In one of those conversations, early this year, a restaurant manager confided to Dillon that he'd lost three family members to COVID in a matter of weeks.
The mortician extended his condolences, reassuring the man that, contrary to what some people said, the pandemic was very real. Those words proved prescient.
A few weeks later, a funeral home employee tested positive, followed soon after by both of the Dillons.
``Just in case I don't make it out of here, this is what I want you all to do,'' Sonny Dillon told his wife from a hospital bed in March. He died weeks later at 72.
Georgia Dillon, a nurse, had long helped keep financial ledgers for the business. But her husband was the unquestioned consoler-in-chief and she and other family members scrambled to keep the funeral homes, in McComb and Tylertown, running in his absence.
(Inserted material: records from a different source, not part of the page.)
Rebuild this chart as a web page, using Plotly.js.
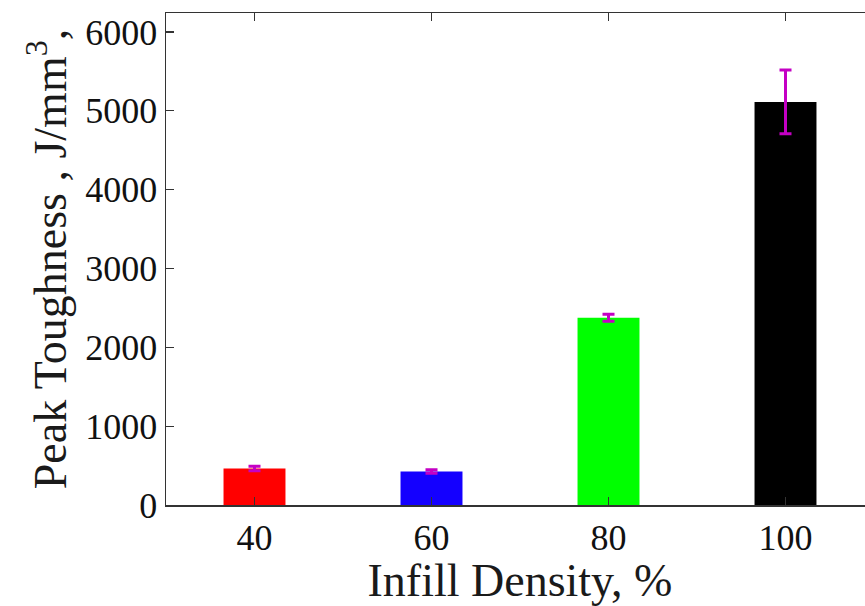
<!DOCTYPE html>
<html>
<head>
<meta charset="utf-8">
<script src="https://cdn.plot.ly/plotly-3.0.1.min.js"></script>
<style>
html, body { margin: 0; padding: 0; overflow: hidden; background: #fff; }
#chart { width: 874px; height: 606px; }
</style>
</head>
<body>
<div id="chart"></div>
<script>
// Data
const infillDensity = [40, 60, 80, 100];
const peakToughness = [462, 425, 2375, 5112];
const toughnessError = [28, 22, 45, 405];
const barColors = ['#ff0000', '#1400ff', '#00ff00', '#000000'];
const xTickLabels = ['40', '60', '80', '100'];
const yTickValues = [0, 1000, 2000, 3000, 4000, 5000, 6000];

const serif = '"Liberation Serif", "Times New Roman", serif';

const trace = {
  type: 'bar',
  x: infillDensity,
  y: peakToughness,
  width: 7,
  marker: { color: barColors, line: { width: 0 } },
  error_y: {
    type: 'data',
    array: toughnessError,
    visible: true,
    color: '#c400c4',
    thickness: 3,
    width: 6
  },
  hoverinfo: 'x+y'
};

const axisCommon = {
  showline: true,
  linecolor: '#333',
  linewidth: 1.5,
  mirror: 'ticks',
  ticks: 'inside',
  ticklen: 8,
  tickwidth: 1.2,
  tickcolor: '#333',
  showgrid: false,
  zeroline: false,
  tickfont: { family: serif, size: 36, color: '#111' }
};

const layout = {
  width: 874,
  height: 606,
  margin: { l: 166, r: 0, t: 13, b: 101 },
  paper_bgcolor: '#fff',
  plot_bgcolor: '#fff',
  showlegend: false,
  xaxis: Object.assign({}, axisCommon, {
    range: [30, 110],
    tickmode: 'array',
    tickvals: infillDensity,
    ticktext: xTickLabels,
    title: { text: 'Infill Density, %', font: { family: serif, size: 46, color: '#1a1a1a' }, standoff: 8 }
  }),
  yaxis: Object.assign({}, axisCommon, {
    range: [0, 6240],
    tickmode: 'array',
    tickvals: yTickValues,
    ticktext: yTickValues.map(String),
    title: { text: 'Peak Toughness , J/mm<sup>3</sup>,', font: { family: serif, size: 46, color: '#1a1a1a' }, standoff: 4 }
  })
};

Plotly.newPlot('chart', [trace], layout, { displayModeBar: false, staticPlot: true });
</script>
</body>
</html>
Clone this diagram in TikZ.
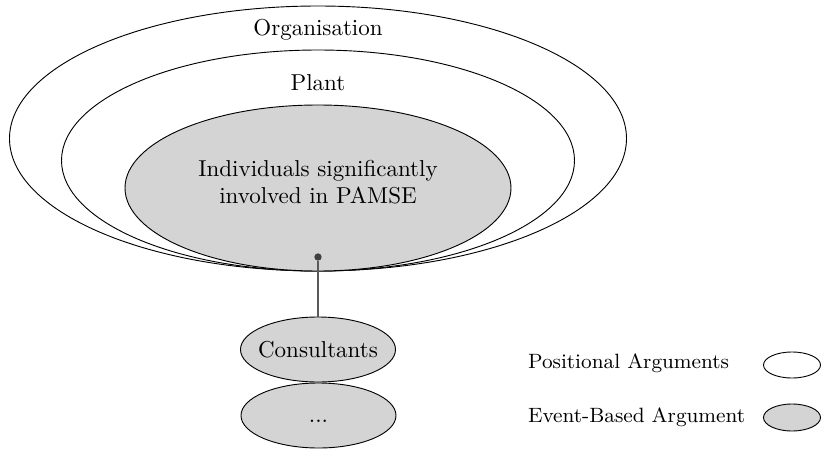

But there was little filling the role that Sonny Dillon occupied beyond the mortuary. In his 20s, he had been one of the first Black candidates elected to local political office. Later, he worked with the daughter of Martin Luther King Jr. to rename a boulevard for the slain civil rights leader. He pushed to get more Black citizens to vote.
Dillon's civic role fit a pattern common in many African American communities, where morticians have long been prominent, said Suzanne E. Smith, a professor at George Mason University who authored a book about the Black funeral business.
The best known include the Ford family of Memphis, Tennessee, funeral home operators who sent a father and son to Congress. In Detroit, funeral director Charles Diggs Sr. was a state legislator before his son won a seat in Washington and helped found the Congressional Black Caucus.
In cities throughout the South, funeral directors often supplied the limousines for visiting civil rights leaders when they came to rally supporters.
``There's all this stuff going on in (Black) funeral homes that is not about burying the dead, but servicing the living,'' Smith said.
By late this summer, Georgia Dillon was preparing to turn over the business to her daughter and son-in-law. Working together with employees at the funeral homes, the family is determined to maintain the business as Sonny Dillon would have run it.
``We talk and we cry and we try to build each other up. We tell each other we've got to keep his legacy going,'' she said.
In New York, Gaffney is trying to do much the same, but after years away from the funeral business.
During the first months of the pandemic, Gaffney said she warned her brother, who had some chronic health issues, to isolate himself and let employees at the funeral home care for the bodies of the dead.
But that was not his character.
The funeral home, started by the Gaffneys' parents in the early 1970s, had long served mostly African American families in the city neighborhoods and suburban towns near John F. Kennedy International Airport.
But after the gregarious Jeremiah took over from his father, a staid retired Army officer, he worked to broaden the clientele, speaking French to some families and hiring staff who spoke Spanish and African languages to others.
``In the mortuary business you've got to really be in the community,'' Mary Gaffney said. ``That was his thing. He was grass roots. He never met a stranger.''
While Jeremiah Gaffney ran the family business, Mary Gaffney studied medicine, setting up a practice in Charlotte, North Carolina. After her brother fell ill over the Easter weekend of 2020 and then was diagnosed with COVID, she tried to ensure his care. But his death weeks later, at 65, confronted Mary Gaffney with responsibilities well beyond her expertise.